For Giovanni Verhaeghe, the director of Corporate Strategy at VASCO Data Security, the fragmentation of technologies and standards is at the heart of the IoT security challenge. “The problem with IoT is the current lack of standardisation and regulation,” he says. “Anyone can create their own IoT network.”

Webb agrees: “The sheer volume of potential IoT devices, and the complexity of interactions, means that it will be essentially impossible to build reliable security and privacy controls that aren’t grounded in a philosophy that manages the interactions of the devices and the people around them,” he says. “We need to apply the same lessons to IoT security that we have applied to other cyber-security practices, and place IAM at the heart of the strategy. Securing the IoT will ultimately depend on our ability to manage the identities, behaviours and interactions of those devices. It’s an IAM challenge, just on a much larger scale than one we’ve had to deal with before.”

There is some time, although not much, time for the IoT industry to implement proper IAM but there are fears that many IoT services won’t be viable without IAM. “Today, most IoT implementations are limited in scope and they already show some cracks in terms of security and threat vectors,” says Lasnier. “However, a new era of IoT based on complex ecosystems with many stakeholders and complex relationships between people, devices and services cannot and will not happen without a proper IAM framework in place. From this standpoint, we can safely say that the next phase of IoT will require mature IAM frameworks to be fulfilled.”

Maturity is a key word and Verhaeghe doesn’t think we’ve seen anything approaching it when it comes to IAM. “Frankly, we’ve yet to see many IAM best practices in IoT,” he says. “We believe that the rise of artificial intelligence for example will make these applications even more user-friendly, applicable and usable but companies tend to fall back on a nonstructured platform. In those cases, IAM is built as a feature, and not as a business enabler. You can compare it with what IAM did 20 years ago with the virtual identity of human beings.”

Mistakes are being made and those are concerns for Webb. “There’s a lot we’re getting wrong today,” he acknowledges. “IoT devices are being deployed with little thought as to how they might be attacked, and worse, there’s no real way to respond to such attacks. We can’t afford to deploy the IoT and then figure out how to keep it secure, as we did with the early days of the internet. Attackers have come too far and there’s simply too much at stake. We need to start now with standards for device security, and the ability to manage the lifecycle of IoT devices, before we simply lose control to the bad guys.”

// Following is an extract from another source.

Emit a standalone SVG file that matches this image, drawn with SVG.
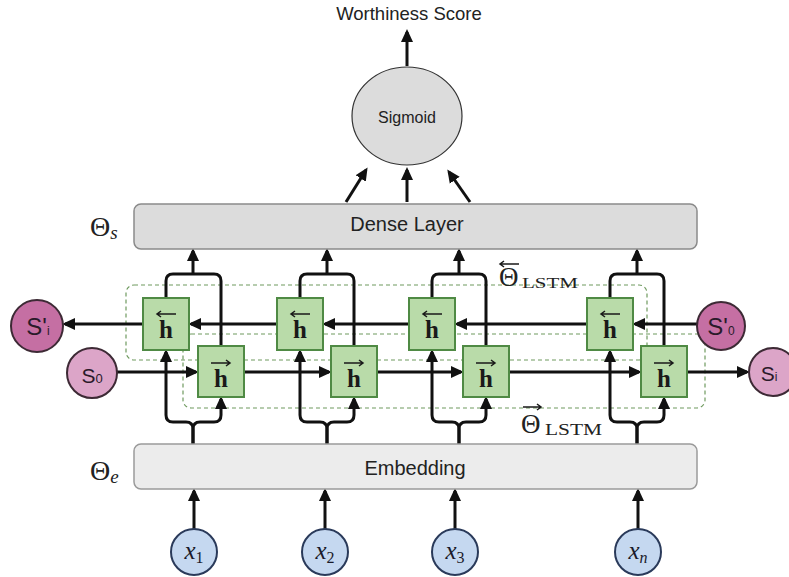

The challenges may be new but many of the answers exist in the experience of IAM vendors and IoT companies should seek to access that. “Previously, companies have only had to manage identities of their staff, other corporates they do business with and, possibly, currently active customers,” says Cory. “The number of identities they have to keep track of will rise by orders of magnitude when everything they sell has an identity itself and one for its owner. The challenges involved in IoT are familiar to the IAM industry, though the scale involved is not. The challenge will be difficult to meet for organisations that have not previously had to engage with IAM and haven’t given thought to the issues involved.”